Night Scents

"You're not going to hit anybody," Clate said in a steady, calm voice. "You don't have enough time to get the arc you need to bash her head in. I'd be on you before the shovel came down."

His eyes flashed. "You want to risk it?" He waved the shovel. "Go on, both of you. Get out of here. I just want the treasure. Right now, it's all I've got left. When I have it and I'm free, I'll let her go."

Sally stifled a sob, and Clate eased another half step forward. Shepherd had a good angle on Piper's head. If Clate was a second off, she would be severely hurt, if not dead. His gaze descended to hers, just for an instant.

A flicker of pure, little-sister, in-your-face nerve.

Hell, Clate thought, and lunged forward just as Piper went for Shepherd, elbowing him hard on his shin. He yowled, and Clate plowed into his shoulders with both hands, sending him sprawling backward into his treasure hole. The shovel smacked Clate's chest, and he caught it before it could hit on the ground. Shepherd had landed badly, his head and shoulders and most of his torso in the hole, his legs half out. He wasn't stupid. He realized what had happened, and he started to sob miserably. Sally hung back, unable to go to him, her misery etched in her plain face as she fought for self-control.

Piper scrambled to her feet. "What took you so long? You should have just hit him and been done with it. The damned arc he needs to bash my head in. What kind of talk is that? Geez, I'm on my knees, half dead already after digging that damned hole, and you two are discussing my goddamned life!"

"You were scared," Clate said patiently.

"Damned right I was scared!"

"So was I."

Her mouth snapped shut. She stared at him. Tears welled in her eyes and she brushed at them with her dirty, bloody fingers. He held his shovel with one hand and scooped his free arm around her. She felt so good. She was all hot and sweaty, and when he looked at her bruises and cuts, he had to fight not to hit Shepherd over the head with his shovel.

She blinked back more tears. "Hannah's treasure. It's real."

But before they could deal with treasure, they had to deal with the Macintosh men and most of the police department of Frye's Cove, Massachusetts, who arrived in force, dispatched into the woods by Hannah herself. Paul Shepherd acted as if he were the victim, as if anyone in his position—with such a stupid wife, with such provocation as he'd endured—would have done exactly what he'd done. Then he shut up and refused to speak to anyone but his lawyer.

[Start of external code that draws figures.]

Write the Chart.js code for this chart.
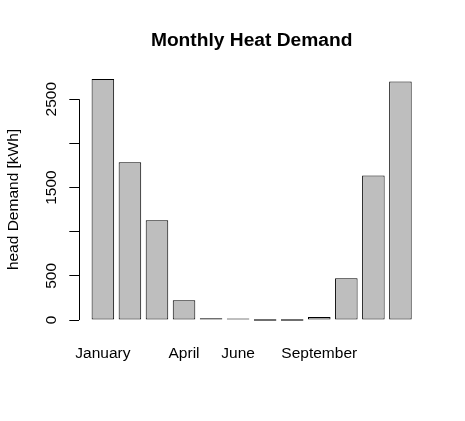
<!DOCTYPE html>
<html>
<head>
<meta charset="utf-8">
<script src="https://cdn.jsdelivr.net/npm/chart.js@4/dist/chart.umd.min.js"></script>
<style>
  html, body { margin: 0; padding: 0; background: #fff; }
  #wrap { width: 465px; height: 421px; }
</style>
</head>
<body>
<div id="wrap"><canvas id="chart" width="465" height="421"></canvas></div>
<script>
const months = ['January', 'February', 'March', 'April', 'May', 'June',
  'July', 'August', 'September', 'October', 'November', 'December'];
const heatDemand = [2730, 1785, 1130, 225, 20, 3, 0, 0, 35, 472, 1637, 2700];
const shownMonths = ['January', 'April', 'June', 'September'];
const yTicks = [0, 500, 1000, 1500, 2000, 2500];
const yTickLabels = ['0', '500', '', '1500', '', '2500'];

// R barplot geometry: width 1, space 0.2, 4% axis extension
const barX = months.map((_, i) => 0.7 + 1.2 * i);
const xMin = 0.2 - 0.04 * 14.2, xMax = 14.4 + 0.04 * 14.2;
const yTop = Math.max(...heatDemand);

const FONT = "'Liberation Sans', Arial, sans-serif";
Chart.defaults.font.family = FONT;
Chart.defaults.color = '#000';

// R draws the y axis line only between first and last tick
const axisLine = {
  id: 'axisLine',
  afterDraw(chart) {
    const { ctx, scales: { y }, chartArea } = chart;
    const x = Math.round(chartArea.left) + 0.5;
    ctx.save();
    ctx.strokeStyle = '#000';
    ctx.lineWidth = 1;
    ctx.beginPath();
    ctx.moveTo(x, y.getPixelForValue(yTicks[0]));
    ctx.lineTo(x, y.getPixelForValue(yTicks[yTicks.length - 1]));
    ctx.stroke();
    ctx.restore();
  }
};

new Chart(document.getElementById('chart'), {
  type: 'bar',
  data: {
    datasets: [{
      data: heatDemand.map((v, i) => ({ x: barX[i], y: v })),
      backgroundColor: '#bebebe',
      borderColor: '#000',
      borderWidth: 1,
      borderSkipped: false,
      minBarLength: 1.5,
      categoryPercentage: 1,
      barPercentage: 1 / 1.2,
    }]
  },
  options: {
    responsive: false,
    animation: false,
    layout: { padding: { left: 0, right: 40.5, top: 0, bottom: 0 } },
    plugins: {
      legend: { display: false },
      tooltip: { enabled: false },
      title: {
        display: true,
        fullSize: false,
        text: 'Monthly Heat Demand',
        color: '#000',
        font: { size: 19.2, weight: 'bold', family: FONT },
        padding: { top: 29.6, bottom: 16.6 }
      }
    },
    scales: {
      x: {
        type: 'linear',
        offset: false,
        min: xMin,
        max: xMax,
        grid: { display: false },
        border: { display: false },
        afterBuildTicks: s => {
          s.ticks = shownMonths.map(m => ({ value: barX[months.indexOf(m)] }));
        },
        afterFit: s => { s.height = 91.3; },
        ticks: {
          padding: 7,
          maxRotation: 0,
          autoSkip: false,
          font: { size: 15.5 },
          color: '#000',
          callback: v => months[barX.findIndex(b => Math.abs(b - v) < 1e-6)]
        }
      },
      y: {
        min: -0.04 * yTop,
        max: 1.04 * yTop,
        afterBuildTicks: s => { s.ticks = yTicks.map(v => ({ value: v })); },
        afterFit: s => { s.width = 78.8; },
        border: { display: false },
        grid: { drawOnChartArea: false, drawTicks: true, tickLength: 9.5, color: '#000', lineWidth: 1 },
        ticks: {
          minRotation: 90,
          maxRotation: 90,
          crossAlign: 'center',
          padding: 0,
          font: { size: 15.5 },
          color: '#000',
          callback: (v) => yTickLabels[yTicks.indexOf(v)]
        },
        title: {
          display: true,
          text: 'head Demand [kWh]',
          color: '#000',
          font: { size: 15.5 },
          padding: { top: 4, bottom: 0 }
        }
      }
    }
  },
  plugins: [axisLine]
});
</script>
</body>
</html>
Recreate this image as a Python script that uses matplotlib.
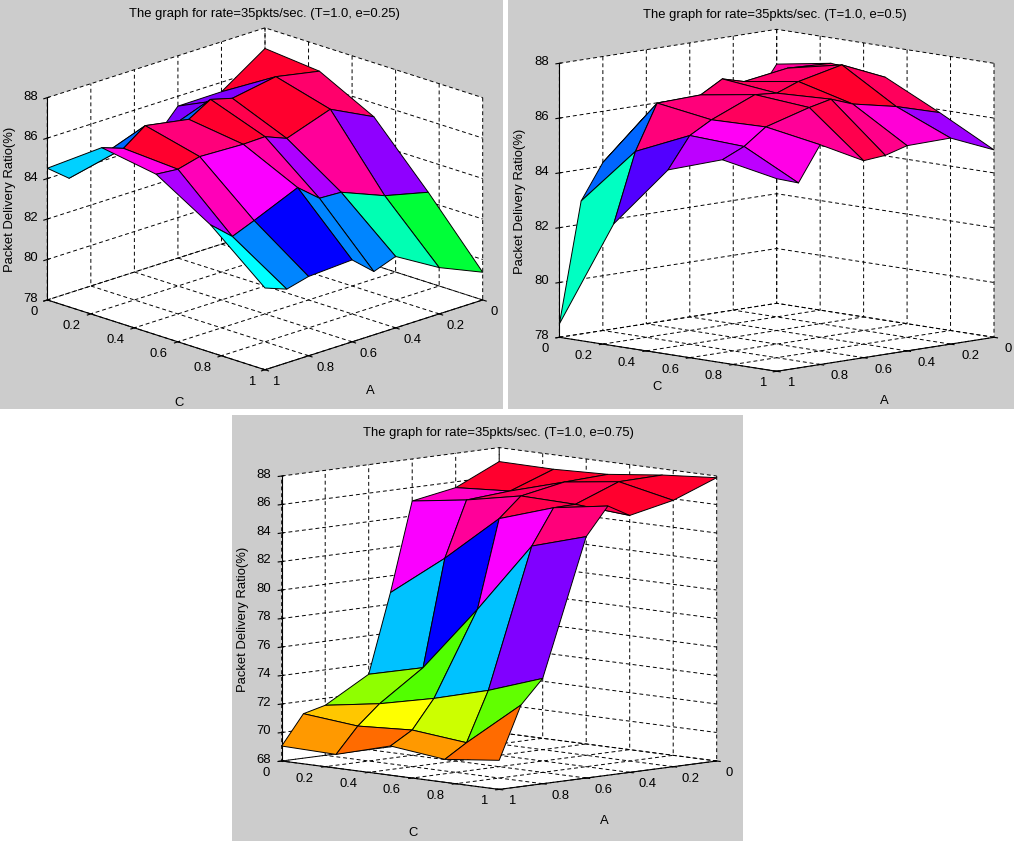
import matplotlib
matplotlib.use("Agg")
import matplotlib.pyplot as plt
import numpy as np
from matplotlib.colors import hsv_to_rgb
from matplotlib.patches import Rectangle
from matplotlib.ticker import NullFormatter
from mpl_toolkits.mplot3d import proj3d

W, H = 1014, 841

A_VALUES = [0, 0.2, 0.4, 0.5, 0.6, 0.8, 0.9, 1]
C_VALUES = [0, 0.25, 0.5, 0.75, 1]
TICKS = [0, 0.2, 0.4, 0.6, 0.8, 1]
TICK_LABELS = ["0", "0.2", "0.4", "0.6", "0.8", "1"]

# delivery ratio, one row per C value, one column per A value
Z_E025 = [
    [86.98, 85.53, 85.51, 84.34, 84.36, 84.08, 83.67, 84.51],
    [86.72, 87.14, 86.76, 87.05, 86.41, 86.79, 86.01, 86.39],
    [85.33, 86.39, 85.64, 86.07, 86.04, 86.12, 85.84, 85.94],
    [82.46, 82.98, 83.84, 83.89, 84.76, 83.82, 83.38, 84.30],
    [79.37, 80.29, 81.53, 81.13, 82.05, 81.92, 81.64, 82.04],
]
Z_E050 = [
    [86.73, 84.48, 84.46, 84.46, 85.62, 84.13, 82.85, 78.49],
    [87.07, 87.14, 86.90, 87.12, 86.66, 86.61, 84.97, 82.45],
    [86.87, 87.57, 87.21, 86.91, 86.98, 86.31, 85.86, 84.73],
    [85.89, 86.36, 86.70, 87.00, 86.82, 86.36, 85.77, 85.41],
    [84.84, 85.52, 85.49, 85.26, 85.19, 86.02, 84.75, 85.03],
]
Z_E075 = [
    [87.02, 85.59, 85.05, 78.82, 73.29, 71.51, 71.12, 69.05],
    [86.98, 85.85, 85.62, 81.73, 74.25, 72.12, 70.75, 68.96],
    [87.12, 86.98, 86.40, 85.01, 78.84, 72.99, 70.97, 70.05],
    [87.57, 87.50, 86.31, 86.27, 83.78, 74.05, 70.58, 69.61],
    [87.88, 86.69, 86.03, 86.89, 84.94, 75.39, 73.72, 70.04],
]

# hue of each quad, one row per C band, one column per A band
HUE_E025 = [
    [0.97, 0.75, 0.75, 0.60, 0.75, 0.60, 0.53],
    [0.93, 0.97, 0.95, 0.97, 0.92, 0.97, 0.85],
    [0.76, 0.90, 0.78, 0.89, 0.83, 0.88, 0.78],
    [0.37, 0.45, 0.58, 0.58, 0.667, 0.58, 0.50],
]
HUE_E050 = [
    [0.90, 0.90, 0.90, 0.93, 0.60, 0.60, 0.46],
    [0.93, 0.93, 0.94, 0.93, 0.92, 0.92, 0.72],
    [0.94, 0.97, 0.96, 0.93, 0.94, 0.84, 0.79],
    [0.77, 0.86, 0.91, 0.95, 0.90, 0.85, 0.79],
]
HUE_E075 = [
    [0.97, 0.87, 0.83, 0.54, 0.24, 0.13, 0.10],
    [0.97, 0.94, 0.90, 0.667, 0.28, 0.167, 0.07],
    [0.97, 0.95, 0.95, 0.83, 0.54, 0.20, 0.10],
    [0.97, 0.97, 0.95, 0.92, 0.75, 0.27, 0.07],
]

Z_TICKS_TOP = [78, 80, 82, 84, 86, 88]
Z_TICKS_BOTTOM = [68, 70, 72, 74, 76, 78, 80, 82, 84, 86, 88]

FONT_SIZE = 9.35

plt.rcParams["font.family"] = ["Liberation Sans", "DejaVu Sans"]
plt.rcParams["font.size"] = FONT_SIZE
plt.rcParams["grid.color"] = "black"
plt.rcParams["grid.linestyle"] = (0, (4, 3))
plt.rcParams["grid.linewidth"] = 0.7


def face_colors(hues):
    hues = np.array(hues)
    hsv = np.ones(hues.shape + (3,))
    hsv[..., 0] = hues
    rgb = hsv_to_rgb(hsv)
    # plot_surface wants one colour per vertex, the last row and column are unused
    return np.pad(rgb, ((0, 1), (0, 1), (0, 0)), mode="edge")


def tick_text(ax, x, y, z, text, dx, dy, ha):
    # Axis3D resets the tick label transforms on draw, so the labels are placed by hand
    px, py, _ = proj3d.proj_transform(x, y, z, ax.get_proj())
    ax.annotate(text, (px, py), xytext=(dx, dy), textcoords="offset pixels",
                ha=ha, va="center", fontsize=FONT_SIZE, annotation_clip=False)


def hide_native_texts(ax):
    for axis in (ax.xaxis, ax.yaxis, ax.zaxis):
        axis.set_major_formatter(NullFormatter())
        axis.label.set_visible(False)
        axis.offsetText.set_visible(False)
        for tick in axis.get_major_ticks():
            tick.label1.set_visible(False)
            tick.label2.set_visible(False)
    for title in (ax.title, ax._left_title, ax._right_title):
        title.set_visible(False)


def draw_panel(fig, rect, cx, cy, half_w, z_px, elev, z_vals, hues, z_ticks, title, labels, shifts):
    fig.add_artist(Rectangle((rect[0] / W, 1 - rect[3] / H), (rect[2] - rect[0]) / W,
                             (rect[3] - rect[1]) / H, transform=fig.transFigure,
                             facecolor="#cccccc", edgecolor="none", zorder=-5))

    side = half_w * np.sqrt(2)
    height = z_px / np.cos(np.radians(elev))
    ratio = height / side
    L = side * 1.85 * np.sqrt(2 + ratio ** 2) / (1.8294640721620434 * 25 / 24)

    # the projected box centre sits at 0.95/1.85 of the axes
    frac = 0.95 / 1.85
    ax = fig.add_axes([(cx - frac * L) / W, 1 - (cy + frac * L) / H, L / W, L / H],
                      projection="3d", proj_type="ortho")
    ax.patch.set_visible(False)
    ax.set_box_aspect((1, 1, ratio))
    ax.view_init(elev=elev, azim=45)

    a_grid, c_grid = np.meshgrid(A_VALUES, C_VALUES)
    ax.plot_surface(a_grid, c_grid, np.array(z_vals), rstride=1, cstride=1,
                    facecolors=face_colors(hues), shade=False,
                    edgecolor="black", linewidth=0.7, antialiased=True)

    ax.set_xlim(0, 1)
    ax.set_ylim(0, 1)
    ax.set_zlim(z_ticks[0], z_ticks[-1])
    ax.set_xticks(TICKS)
    ax.set_yticks(TICKS)
    ax.set_zticks(z_ticks)
    for axis in (ax.xaxis, ax.yaxis, ax.zaxis):
        axis.set_pane_color("white")
        axis.pane.set_edgecolor("none")
    hide_native_texts(ax)

    for tick, label in zip(TICKS, TICK_LABELS):
        tick_text(ax, tick, 1, z_ticks[0], label, shifts[0][0], shifts[0][1], "left")
        tick_text(ax, 1, tick, z_ticks[0], label, shifts[1][0], shifts[1][1], "right")
    for tick in z_ticks:
        tick_text(ax, 1, 0, tick, str(tick), shifts[2][0], shifts[2][1], "right")

    fig.text(title[0] / W, 1 - title[1] / H, title[2], ha="center", va="center")
    fig.text(labels[0][0] / W, 1 - labels[0][1] / H, "C", ha="center", va="center")
    fig.text(labels[1][0] / W, 1 - labels[1][1] / H, "A", ha="center", va="center")
    fig.text(labels[2][0] / W, 1 - labels[2][1] / H, "Packet Delivery Ratio(%)",
             ha="center", va="center", rotation=90)
    return ax


def main():
    fig = plt.figure(figsize=(W / 100, H / 100), dpi=100, facecolor="white")

    draw_panel(fig, (0, 0, 503, 409), 265, 198.8, 217.7, 202.3, 18.7, Z_E025, HUE_E025,
               Z_TICKS_TOP, (264, 14, "The graph for rate=35pkts/sec. (T=1.0, e=0.25)"),
               ((179, 403), (370, 391), (10, 199)), ((7.5, -12), (-10, -12), (-9.5, 1)))
    draw_panel(fig, (508, 0, 1014, 409), 776.7, 200.3, 217.3, 274, 9.0, Z_E050, HUE_E050,
               Z_TICKS_TOP, (775, 15, "The graph for rate=35pkts/sec. (T=1.0, e=0.5)"),
               ((657, 387), (884, 401), (520, 201)), ((10.5, -12), (-10.5, -12), (-10, 1)))
    draw_panel(fig, (232, 415, 743, 841), 499.2, 618.5, 217.5, 285, 7.5, Z_E075, HUE_E075,
               Z_TICKS_BOTTOM, (498, 433, "The graph for rate=35pkts/sec. (T=1.0, e=0.75)"),
               ((413, 833), (604, 821), (243, 619)), ((8.5, -12), (-11.5, -12), (-11, 1)))

    fig.savefig("out.png", dpi=100)


if __name__ == "__main__":
    main()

Sally didn't speak to anyone, just walked silently with Robert Macintosh back to the house that had been in her family for over two hundred years. Whatever demons she was fighting, she'd fight alone. By her own choice. Instead of sharing her grandfather's deathbed confession with the woman he'd married and tried to make amends for what he'd done, she'd kept it to herself.

Hannah was waiting on the terrace, gazing patiently out at the view that had been hers for so many years. With Ernie's permission, her nephew Robert had carried his grandfather's chest up from the woods. He set it in front of the Adirondack chair where his aunt sat.

Hannah turned to Sally Shepherd. "Jason didn't ask you to move it, did he?"

She shook her head. She hadn't cried since that first sob at seeing her husband with Piper, Clate noted. Whether it was shock or that Yankee stiff upper lip, he didn't know. She said, "After what he'd done, he couldn't bring himself to look inside the chest. He just buried it. He wanted me—he wanted me to do the right thing. He said he'd done what he could, but he was never able to bring himself to tell anyone the truth. Except me. He could have died with the truth. He could have spared me." She inhaled, struggling to hang onto her self-control. "But he didn't."

Hannah reached out a hand, but Sally didn't take it.

"He never asked me to forgive him," she went on. "The one he should have asked was you, Hannah. But he knew you'd never forgive him, and so he never asked."

"No." Hannah spoke calmly, confidently. "He knew I would forgive him, and so he never asked for my forgiveness. His was a foolish, impulsive, terrible mistake that led to the deaths of two people. He never intended anything bad to come of that night. When it did, he couldn't face what he'd done. He didn't want forgiveness, Sally. He wanted to live with his guilt. Perhaps he deserved to live with it."

"Then why tell me what he'd done?"

"So you could know. So you could look at reality for what it is, and accept the truth about him."

Piper sighed, impatient, fidgety, her energy all but spent. "Hannah, don't you want to know what's inside?"

"I was wondering how long you could stand it," Hannah said, a sudden, unexpected twinkle in her eye. Her niece had that effect on her, Clate realized.

With her family looking on, Hannah leaned over and tried the latches. "They're stuck. Andrew, would you mind?"